What to work on: Please transcribe the data below exactly. Leave the pictures out.
>> start Source excerpt
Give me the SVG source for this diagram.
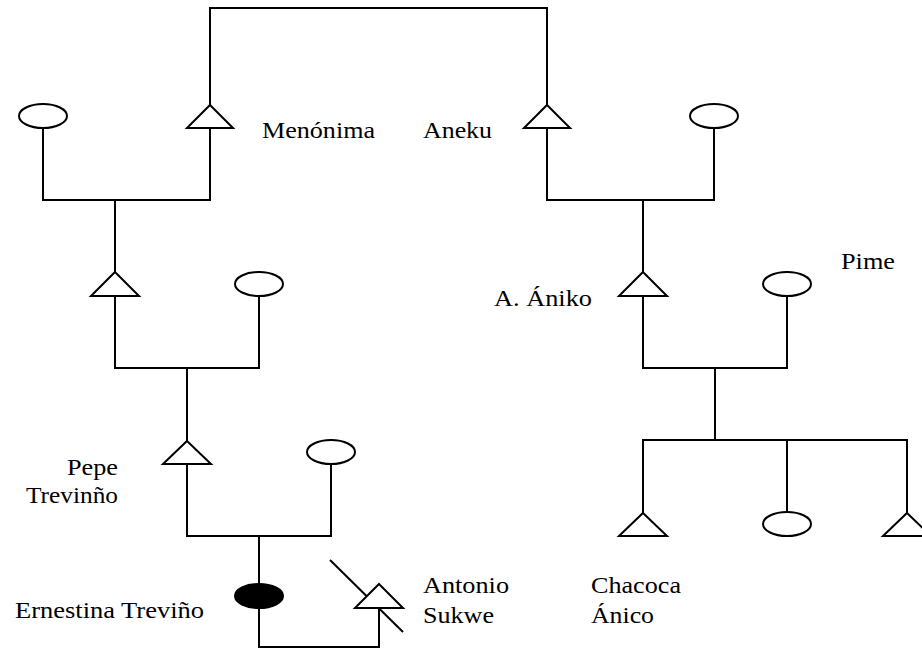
<svg xmlns="http://www.w3.org/2000/svg" width="922" height="657" viewBox="0 0 922 657">
  <style>
    .line { fill: none; stroke: #000; stroke-width: 2; stroke-linejoin: miter; stroke-linecap: square; }
    .male { fill: #fff; stroke: #000; stroke-width: 2; stroke-linejoin: miter; }
    .female { fill: #fff; stroke: #000; stroke-width: 2; }
    .female-ego { fill: #000; stroke: #000; stroke-width: 2; }
    .name { font-family: "Liberation Serif", "Times New Roman", serif; font-size: 24px; fill: #000; }
  </style>
  <rect x="0" y="0" width="922" height="657" fill="#fff"/>

  <!-- kinship connectors -->
  <g id="connectors" class="line">
    <!-- marriage line across the top -->
    <path d="M210,105 V8 H547 V105"/>
    <!-- left grandparents and their son -->
    <path d="M43,128 V200 H210 V128"/>
    <path d="M115,200 V272"/>
    <!-- right grandparents and their son -->
    <path d="M547,128 V200 H714 V128"/>
    <path d="M643,200 V272"/>
    <!-- left parents and son -->
    <path d="M115,296 V368 H259 V296"/>
    <path d="M187,368 V441"/>
    <!-- A. Ániko and Pime with their children -->
    <path d="M643,296 V368 H787 V296"/>
    <path d="M715,368 V440"/>
    <path d="M643,513 V440 H907 V513"/>
    <path d="M787,440 V512"/>
    <!-- Pepe and wife, daughter -->
    <path d="M187,464 V536 H331 V464"/>
    <path d="M259,536 V584"/>
    <!-- Ernestina and Antonio -->
    <path d="M259,608 V647 H379 V608"/>
    <!-- deceased mark -->
    <path d="M330,560 L403,632" stroke-linecap="butt"/>
  </g>

  <!-- people -->
  <g id="n-f1"><ellipse class="female" cx="43" cy="116" rx="24" ry="12"/></g>
  <g id="n-menonima"><polygon class="male" points="210,105 233,128 187,128"/></g>
  <g id="n-aneku"><polygon class="male" points="547,105 570,128 524,128"/></g>
  <g id="n-f2"><ellipse class="female" cx="714" cy="116" rx="24" ry="12"/></g>
  <g id="n-m3"><polygon class="male" points="115,272 139,296 91,296"/></g>
  <g id="n-f3"><ellipse class="female" cx="259" cy="284" rx="24" ry="12"/></g>
  <g id="n-aniko"><polygon class="male" points="643,272 667,296 619,296"/></g>
  <g id="n-pime"><ellipse class="female" cx="787" cy="284" rx="24" ry="12"/></g>
  <g id="n-pepe"><polygon class="male" points="187,441 211,464 163,464"/></g>
  <g id="n-f5"><ellipse class="female" cx="331" cy="452" rx="24" ry="12"/></g>
  <g id="n-ernestina"><ellipse class="female-ego" cx="259" cy="596" rx="24" ry="12"/></g>
  <g id="n-antonio"><polygon class="male" points="379,584 403,608 355,608"/></g>
  <g id="n-chacoca"><polygon class="male" points="643,513 667,536 619,536"/></g>
  <g id="n-f7"><ellipse class="female" cx="787" cy="524" rx="24" ry="12"/></g>
  <g id="n-m8"><polygon class="male" points="907,513 931,536 883,536"/></g>

  <!-- names, each pinned to its printed width -->
  <g id="labels">
    <text class="name" x="262" y="138" textLength="113" lengthAdjust="spacingAndGlyphs">Menónima</text>
    <text class="name" x="423" y="138" textLength="69" lengthAdjust="spacingAndGlyphs">Aneku</text>
    <text class="name" x="841" y="269" textLength="54" lengthAdjust="spacingAndGlyphs">Pime</text>
    <text class="name" x="494" y="306" textLength="98" lengthAdjust="spacingAndGlyphs">A. Ániko</text>
    <text class="name" x="67" y="475" textLength="51" lengthAdjust="spacingAndGlyphs">Pepe</text>
    <text class="name" x="26" y="503" textLength="92" lengthAdjust="spacingAndGlyphs">Trevinño</text>
    <text class="name" x="15" y="618" textLength="189" lengthAdjust="spacingAndGlyphs">Ernestina Treviño</text>
    <text class="name" x="423" y="593" textLength="86" lengthAdjust="spacingAndGlyphs">Antonio</text>
    <text class="name" x="423" y="623" textLength="71" lengthAdjust="spacingAndGlyphs">Sukwe</text>
    <text class="name" x="591" y="593" textLength="90" lengthAdjust="spacingAndGlyphs">Chacoca</text>
    <text class="name" x="591" y="623" textLength="63" lengthAdjust="spacingAndGlyphs">Ánico</text>
  </g>
</svg>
>> end Source excerpt
Right answer:
Give me the SVG source for this diagram.
<svg xmlns="http://www.w3.org/2000/svg" width="922" height="657" viewBox="0 0 922 657">
  <style>
    .line { fill: none; stroke: #000; stroke-width: 2; stroke-linejoin: miter; stroke-linecap: square; }
    .male { fill: #fff; stroke: #000; stroke-width: 2; stroke-linejoin: miter; }
    .female { fill: #fff; stroke: #000; stroke-width: 2; }
    .female-ego { fill: #000; stroke: #000; stroke-width: 2; }
    .name { font-family: "Liberation Serif", "Times New Roman", serif; font-size: 24px; fill: #000; }
  </style>
  <rect x="0" y="0" width="922" height="657" fill="#fff"/>

  <!-- kinship connectors -->
  <g id="connectors" class="line">
    <!-- marriage line across the top -->
    <path d="M210,105 V8 H547 V105"/>
    <!-- left grandparents and their son -->
    <path d="M43,128 V200 H210 V128"/>
    <path d="M115,200 V272"/>
    <!-- right grandparents and their son -->
    <path d="M547,128 V200 H714 V128"/>
    <path d="M643,200 V272"/>
    <!-- left parents and son -->
    <path d="M115,296 V368 H259 V296"/>
    <path d="M187,368 V441"/>
    <!-- A. Ániko and Pime with their children -->
    <path d="M643,296 V368 H787 V296"/>
    <path d="M715,368 V440"/>
    <path d="M643,513 V440 H907 V513"/>
    <path d="M787,440 V512"/>
    <!-- Pepe and wife, daughter -->
    <path d="M187,464 V536 H331 V464"/>
    <path d="M259,536 V584"/>
    <!-- Ernestina and Antonio -->
    <path d="M259,608 V647 H379 V608"/>
    <!-- deceased mark -->
    <path d="M330,560 L403,632" stroke-linecap="butt"/>
  </g>

  <!-- people -->
  <g id="n-f1"><ellipse class="female" cx="43" cy="116" rx="24" ry="12"/></g>
  <g id="n-menonima"><polygon class="male" points="210,105 233,128 187,128"/></g>
  <g id="n-aneku"><polygon class="male" points="547,105 570,128 524,128"/></g>
  <g id="n-f2"><ellipse class="female" cx="714" cy="116" rx="24" ry="12"/></g>
  <g id="n-m3"><polygon class="male" points="115,272 139,296 91,296"/></g>
  <g id="n-f3"><ellipse class="female" cx="259" cy="284" rx="24" ry="12"/></g>
  <g id="n-aniko"><polygon class="male" points="643,272 667,296 619,296"/></g>
  <g id="n-pime"><ellipse class="female" cx="787" cy="284" rx="24" ry="12"/></g>
  <g id="n-pepe"><polygon class="male" points="187,441 211,464 163,464"/></g>
  <g id="n-f5"><ellipse class="female" cx="331" cy="452" rx="24" ry="12"/></g>
  <g id="n-ernestina"><ellipse class="female-ego" cx="259" cy="596" rx="24" ry="12"/></g>
  <g id="n-antonio"><polygon class="male" points="379,584 403,608 355,608"/></g>
  <g id="n-chacoca"><polygon class="male" points="643,513 667,536 619,536"/></g>
  <g id="n-f7"><ellipse class="female" cx="787" cy="524" rx="24" ry="12"/></g>
  <g id="n-m8"><polygon class="male" points="907,513 931,536 883,536"/></g>

  <!-- names, each pinned to its printed width -->
  <g id="labels">
    <text class="name" x="262" y="138" textLength="113" lengthAdjust="spacingAndGlyphs">Menónima</text>
    <text class="name" x="423" y="138" textLength="69" lengthAdjust="spacingAndGlyphs">Aneku</text>
    <text class="name" x="841" y="269" textLength="54" lengthAdjust="spacingAndGlyphs">Pime</text>
    <text class="name" x="494" y="306" textLength="98" lengthAdjust="spacingAndGlyphs">A. Ániko</text>
    <text class="name" x="67" y="475" textLength="51" lengthAdjust="spacingAndGlyphs">Pepe</text>
    <text class="name" x="26" y="503" textLength="92" lengthAdjust="spacingAndGlyphs">Trevinño</text>
    <text class="name" x="15" y="618" textLength="189" lengthAdjust="spacingAndGlyphs">Ernestina Treviño</text>
    <text class="name" x="423" y="593" textLength="86" lengthAdjust="spacingAndGlyphs">Antonio</text>
    <text class="name" x="423" y="623" textLength="71" lengthAdjust="spacingAndGlyphs">Sukwe</text>
    <text class="name" x="591" y="593" textLength="90" lengthAdjust="spacingAndGlyphs">Chacoca</text>
    <text class="name" x="591" y="623" textLength="63" lengthAdjust="spacingAndGlyphs">Ánico</text>
  </g>
</svg>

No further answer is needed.